Ik vond dat het vrachtschip met 0,4 mijl afstand, en 15 knopen snelheid, te dichtbij kwam. Ik riep op en vroeg naar zijn intenties. Niets. Geen reactie. Een paar minuten later kwam er een gebrekkig antwoord in het Engels met Indiaas accent. Ik zou zo terug gebeld worden.
‘Quelinda, Quelinda, Quelinda….. ‘Daar was het schip weer. Een andere man, ditmaal beter verstaanbaar had me gezien. ‘Ik zie je op AIS, maar waar zit je verlichting?’
‘Ik ben onder zeil en nog te ver weg voor jou om me te zien. Mijn licht zit in de masttop.’

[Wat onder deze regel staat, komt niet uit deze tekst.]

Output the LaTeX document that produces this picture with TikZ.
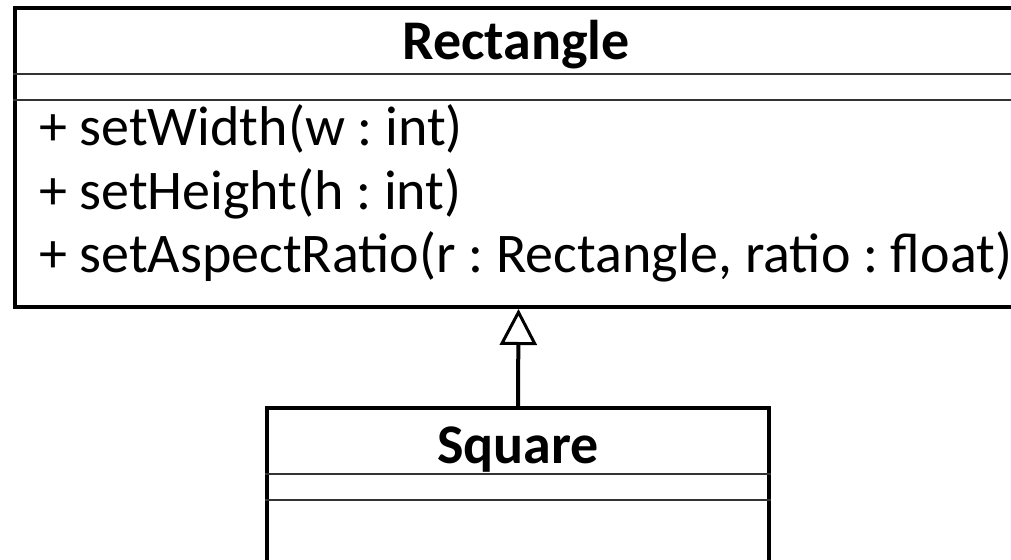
\documentclass[tikz,border=0pt]{standalone}
\usepackage{fontspec}
\setmainfont{Carlito}
\usetikzlibrary{arrows.meta,positioning,calc}
\frenchspacing

\begin{document}
\begin{tikzpicture}[x=1pt, y=-1pt, line width=4pt, >={Triangle[fill=white,length=36pt,width=37pt,line width=3pt]}]
\tikzstyle{classbox}=[draw=black, line width=4pt, inner sep=0pt]
\tikzstyle{divider}=[draw=black!80, line width=1.5pt]
\tikzstyle{classname}=[font=\fontsize{56}{62}\selectfont\bfseries, inner sep=0pt, anchor=base]
\tikzstyle{member}=[font=\fontsize{56}{62}\selectfont, inner sep=0pt, anchor=base west]
\useasboundingbox (0,0) rectangle (1011,559);
% class boxes
\node[classbox, minimum width=1007pt, minimum height=299pt] (rect) at (518.5,157.5) {};
\node[classbox, minimum width=502pt, minimum height=232pt] (square) at (518,524) {};
% compartments
\draw[divider] (rect.west |- 0,74) -- (rect.east |- 0,74);
\draw[divider] (rect.west |- 0,100) -- (rect.east |- 0,100);
\draw[divider] (square.west |- 0,474) -- (square.east |- 0,474);
\draw[divider] (square.west |- 0,500) -- (square.east |- 0,500);
% texts
\node[classname] (rectname) at (516,60) {Rectangle};
\node[member] (setw) at (37,146) {+ setWidth(w : int)};
\node[member] (seth) at (37,209) {+ setHeight(h : int)};
\node[member] (setar) at (37,272) {+ setAspectRatio(r : Rectangle, ratio : float)};
\node[classname] (sqname) at (518,463) {Square};
% generalization
\draw[->] (square.north) -- (rect.south);
\end{tikzpicture}
\end{document}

De man verzekerde me dat hij me in gaten hield en ruim zou passeren. Ik hield koers, bedankte hem en wenste hem een goede wacht. Niet veel later volgde een korte reactie: ‘Quelinda, je licht is zichtbaar.’

Heus, ik heb genoten van de oversteek. Van voorbijdrijvende Portugese oorlogsschepen, zon die de oceaan liet stralen, de walvissen, een onverwacht gesprek met een kapitein in de schemering en de momenten dat we aan boord een team waren.
Iedereen bleef het me ook maar zeggen: geniet ervan! Vergeet niet te genieten, Charlotte.
Een mantra wat ik mezelf ook maar bleef inprenten. Ik wil eerlijk zijn. Geen geromantiseerd verhaal vertellen. Het genieten woog niet op tegen de voortdurende fysieke en mentale spanning die ik heb gevoeld.
Die eerste avond hoorde ik het voor het eerst in de Ierse pub vol gezelligheid en leven:
“And it’s no, nay, never
No, nay never no more
Will I play the wild rover
No never no more”
Ik moest lachen. Van Newport, Rhode Island, Amerika naar Kinsale in Ierland. Maar liefst 23 dagen op zee. Dat zijn 3346 mijl en omgerekend 6200 kilometer.
Terwijl het glas koud was en de pub warm, voelde ik alles tegelijk: trots, vermoeidheid, dankbaarheid, ontlading. De woorden van het liedje bleven hangen en ik zong het in mezelf toen we terugliepen naar boord. Zelfs toen ik in bed lag was ik het nog niet kwijt.
“No, nay never no more
Will I play the wild rover
No never no more”
Een oceaan oversteken? Dat nooit meer.
Oceaan, je bent gewoonweg te groot en te intens voor mij.